« J’écoute résonner l’eau qui tombe dans mon rêve. Les paroles tombent comme l’eau je tombe. Je dessine dans mes yeux la forme de mes yeux, je nage dans mes eaux, je me dis mes silences. (…) Et je pense au vent qui vient à moi, perdure en moi. » (Pizarnik)
Sorti à l’origine en 2005 sur le label Im Lauf Der Zeit, [ozo viv] se voit offrir une heureuse réédition sur le label de Julien Demoulin (Silencio), Eglantine Records. Une chance, pour un album paru à un nombre bien trop faible d’exemplaires il y a de cela quelques années. Par le passé, le français Bruno Fleutelot a également été la moitié du duo Oboken (avec Philippe Saucourt), et il continue encore aujourd’hui à composer bon nombre de musiques de films ou de documentaires.
Restituant l’architecture de l’attente et du souvenir, du vide et de l’absence, [ozo viv] est une lente immersion dans des eaux à la fois mystérieuses et magnétiques. Les mers latines mentionnées au fil des titres de l’album ne sont ainsi pas de celles que l’on croiserait sur le sol terrestre. Ce ne sont même pas des mers, en réalité, puisqu’il s’agit des maria lunaires, ces immenses bassins de lave formés à la surface de la lune sous l’impact des météorites.
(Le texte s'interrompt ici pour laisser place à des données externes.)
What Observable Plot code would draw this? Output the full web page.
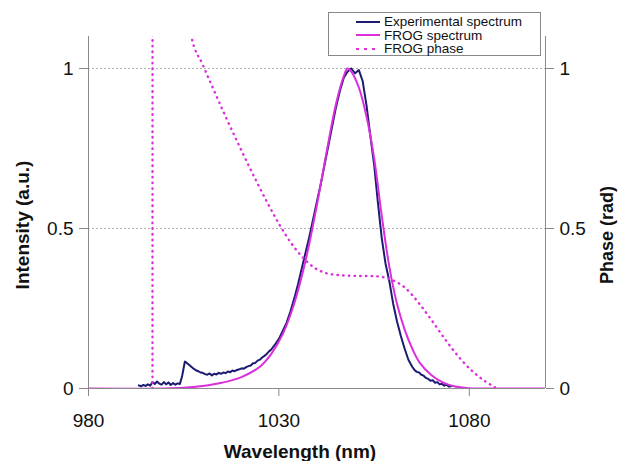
<!DOCTYPE html>
<html>
<head>
<meta charset="utf-8">
<script src="https://cdn.jsdelivr.net/npm/d3@7"></script>
<script src="https://cdn.jsdelivr.net/npm/@observablehq/plot@0.6"></script>
<style>
  body { margin: 0; background: #fff; font-family: "Liberation Sans", Arial, sans-serif; }
  #wrap { position: relative; width: 620px; height: 461px; overflow: hidden; }
  #legend { position: absolute; left: 328px; top: 12px; width: 211px; height: 42px; border: 1px solid #888; background: #fff; font-size: 13.5px; line-height: 13.5px; color: #111; }
  #legend .row { position: absolute; left: 27px; display: flex; align-items: center; white-space: nowrap; }
  #legend svg { margin-right: 4px; }
</style>
</head>
<body>
<div id="wrap"></div>
<script>
// ---- data ----
const expWavelength = [993.2,993.8,994.4,995,995.6,996.2,996.8,997.4,998,998.6,999.2,999.8,1000.4,1001,1001.6,1002.2,1002.8,1003.4,1004,1004.6,1005.3,1005.8,1006.4,1007,1007.6,1008.2,1008.8,1009.4,1010,1010.6,1011.2,1011.8,1012.4,1013,1013.6,1014.2,1014.8,1015.4,1016,1016.6,1017.2,1017.8,1018.4,1019,1019.6,1020.2,1020.8,1021.4,1022,1022.6,1023.2,1023.8,1024.4,1025,1025.6,1026.2,1026.8,1027.4,1028,1028.6,1029.2,1030,1031,1032,1033,1034,1035,1036,1037,1038,1039,1040,1041,1042,1043,1044,1045,1046,1047,1048,1049,1050,1051,1052,1053,1054,1055,1056,1057,1058,1059,1060,1061,1062,1063,1064,1065,1065.6,1066.2,1066.8,1067.4,1068,1068.6,1069.2,1069.8,1070.4,1071,1071.6,1072.2,1072.8,1073.4,1074,1074.6,1075.2];
const expIntensity  = [0.01,0.007,0.011,0.008,0.013,0.009,0.02,0.014,0.022,0.015,0.012,0.02,0.013,0.019,0.011,0.017,0.012,0.016,0.014,0.04,0.084,0.08,0.074,0.068,0.062,0.057,0.054,0.05,0.049,0.045,0.043,0.047,0.041,0.046,0.044,0.049,0.046,0.05,0.048,0.053,0.051,0.056,0.054,0.058,0.06,0.063,0.062,0.067,0.07,0.072,0.079,0.08,0.087,0.09,0.097,0.102,0.108,0.116,0.122,0.132,0.141,0.155,0.18,0.205,0.24,0.28,0.325,0.375,0.425,0.475,0.53,0.585,0.64,0.7,0.76,0.82,0.88,0.93,0.97,0.99,1.0,0.985,0.995,0.96,0.885,0.79,0.7,0.58,0.47,0.39,0.335,0.265,0.21,0.165,0.125,0.09,0.068,0.058,0.052,0.05,0.043,0.04,0.033,0.03,0.024,0.026,0.018,0.02,0.013,0.015,0.009,0.012,0.006,0.007,0.004];

const frogWavelength = [980,1000,1005,1010,1015,1020,1025,1028,1031,1034,1037,1040,1043,1045,1047,1048,1049,1051,1053,1055,1057,1059,1061,1063,1065,1067,1070,1073,1076,1080,1085,1100];
const frogIntensity  = [0,0,0.002,0.008,0.018,0.035,0.068,0.108,0.17,0.265,0.4,0.575,0.77,0.89,0.975,1.0,0.99,0.94,0.85,0.72,0.54,0.38,0.265,0.185,0.125,0.08,0.042,0.019,0.007,0.001,0,0];

const phaseWavelength = [996.8,996.85,1002,1005,1007.1,1010,1013,1016,1020,1024,1027,1030,1033,1036,1039,1042,1046,1050,1055,1058,1061,1063,1065,1067,1070,1074,1078,1081,1084,1086.7];
const phaseValue      = [0,3.0,1.6,1.25,1.096,1.012,0.93,0.85,0.748,0.65,0.58,0.515,0.458,0.413,0.38,0.362,0.354,0.352,0.351,0.346,0.332,0.316,0.292,0.263,0.215,0.148,0.088,0.052,0.024,0.004];

const xTicks = [980, 1030, 1080];
const yTicks = [0, 0.5, 1];
const gridTicks = [0.5, 1];

const navy = "#1b1b72";
const magenta = "#dc2edc";

const expData = expWavelength.map((w, i) => ({w, v: expIntensity[i]}));
const frogData = frogWavelength.map((w, i) => ({w, v: frogIntensity[i]}));
const phaseData = phaseWavelength.map((w, i) => ({w, v: phaseValue[i]}));

const fmt = d => String(d);

const chart = Plot.plot({
  width: 620,
  height: 461,
  marginLeft: 88,
  marginRight: 75,
  marginTop: 36,
  marginBottom: 73,
  style: {fontFamily: "'Liberation Sans', Arial, sans-serif", background: "transparent"},
  x: {domain: [980, 1100]},
  y: {domain: [0, 1.1]},
  marks: [
    Plot.gridY(gridTicks, {stroke: "#b0b0b0", strokeOpacity: 1, strokeDasharray: "2,2"}),
    Plot.ruleX([980, 1100], {stroke: "#8a8a8a"}),
    Plot.ruleY([0], {stroke: "#8a8a8a"}),
    Plot.axisX({ticks: xTicks, tickFormat: fmt, tickSize: 8, tickPadding: 17, fontSize: 19, label: null, stroke: "#8a8a8a", fill: "#111"}),
    Plot.axisY({anchor: "left", ticks: yTicks, tickFormat: fmt, tickSize: 9, tickPadding: 6, fontSize: 19, label: null, stroke: "#8a8a8a", fill: "#111"}),
    Plot.axisY({anchor: "right", ticks: yTicks, tickFormat: fmt, tickSize: 8, tickPadding: 6, fontSize: 19, label: null, stroke: "#8a8a8a", fill: "#111"}),
    Plot.line(expData, {x: "w", y: "v", stroke: navy, strokeWidth: 2, clip: true}),
    Plot.line(frogData, {x: "w", y: "v", stroke: magenta, strokeWidth: 2, clip: true, curve: "catmull-rom"}),
    Plot.line(phaseData, {x: "w", y: "v", stroke: magenta, strokeWidth: 2.4, strokeDasharray: "0.5,5.2", strokeLinecap: "round", clip: true, curve: "monotone-x"})
  ]
});

const wrap = document.getElementById("wrap");
wrap.appendChild(chart);

const svg = d3.select(chart);
svg.append("text")
  .attr("x", 300).attr("y", 458)
  .attr("text-anchor", "middle")
  .attr("font-size", 19).attr("font-weight", "bold").attr("fill", "#111")
  .text("Wavelength (nm)");
svg.append("text")
  .attr("transform", "translate(24,225) rotate(-90)")
  .attr("text-anchor", "middle").attr("dominant-baseline", "middle")
  .attr("font-size", 19).attr("font-weight", "bold").attr("fill", "#111")
  .text("Intensity (a.u.)");
svg.append("text")
  .attr("transform", "translate(608,235) rotate(-90)")
  .attr("text-anchor", "middle").attr("dominant-baseline", "middle")
  .attr("font-size", 18).attr("font-weight", "bold").attr("fill", "#111")
  .text("Phase (rad)");

// legend
const legendItems = [
  {label: "Experimental spectrum", color: navy, dash: null},
  {label: "FROG spectrum", color: magenta, dash: null},
  {label: "FROG phase", color: magenta, dash: "3,5"}
];
const legend = document.createElement("div");
legend.id = "legend";
legendItems.forEach((it, i) => {
  const row = document.createElement("div");
  row.className = "row";
  row.style.top = (2 + i * 13.5) + "px";
  row.innerHTML = `<svg width="24" height="8"><line x1="0" x2="24" y1="4" y2="4" stroke="${it.color}" stroke-width="2" ${it.dash ? `stroke-dasharray="${it.dash}"` : ""}/></svg><span>${it.label}</span>`;
  legend.appendChild(row);
});
wrap.appendChild(legend);
</script>
</body>
</html>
D’[ozo viv] s’écoule ainsi une richesse de textures drainée par le silence, à la fois aquatique et minérale. Des guitares acoustiques ou électriques, quelques drones, des field recordings, un piano ou encore une batterie recréent les contrastes et les mouvements de territoires à l’abandon.
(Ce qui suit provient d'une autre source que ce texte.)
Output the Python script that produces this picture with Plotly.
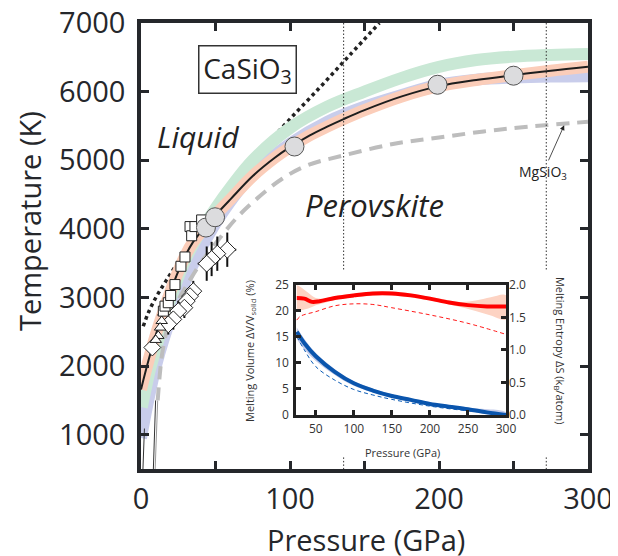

L’album de Bruno Fleutelot se coule dans les entractes du réel. Constamment rattrapé par les fulgurances d’instants vécus ou à vivre – ce sont ces murmures, ce feu qui crépite entre les êtres, ces rires encore, ou bien ce message laissé sur un répondeur – mais porté vers l’inconnu, scrutant les angles du vide pour en dessiner de nouveaux contours sous des pinceaux de silence.
Les morceaux ne dépassent qu’en de rares occasions les quatre minutes, mais ils semblent à chaque fois s’être étirés sur une période bien plus longue, instaurant leur propre rythme sous le doigté de la lenteur. Le figement, le renouvellement. S’y succèdent alors silences et bruissements de voix, apaisement et inquiétude, ainsi que cette furieuse envie d’être à la fois présent et absent au monde.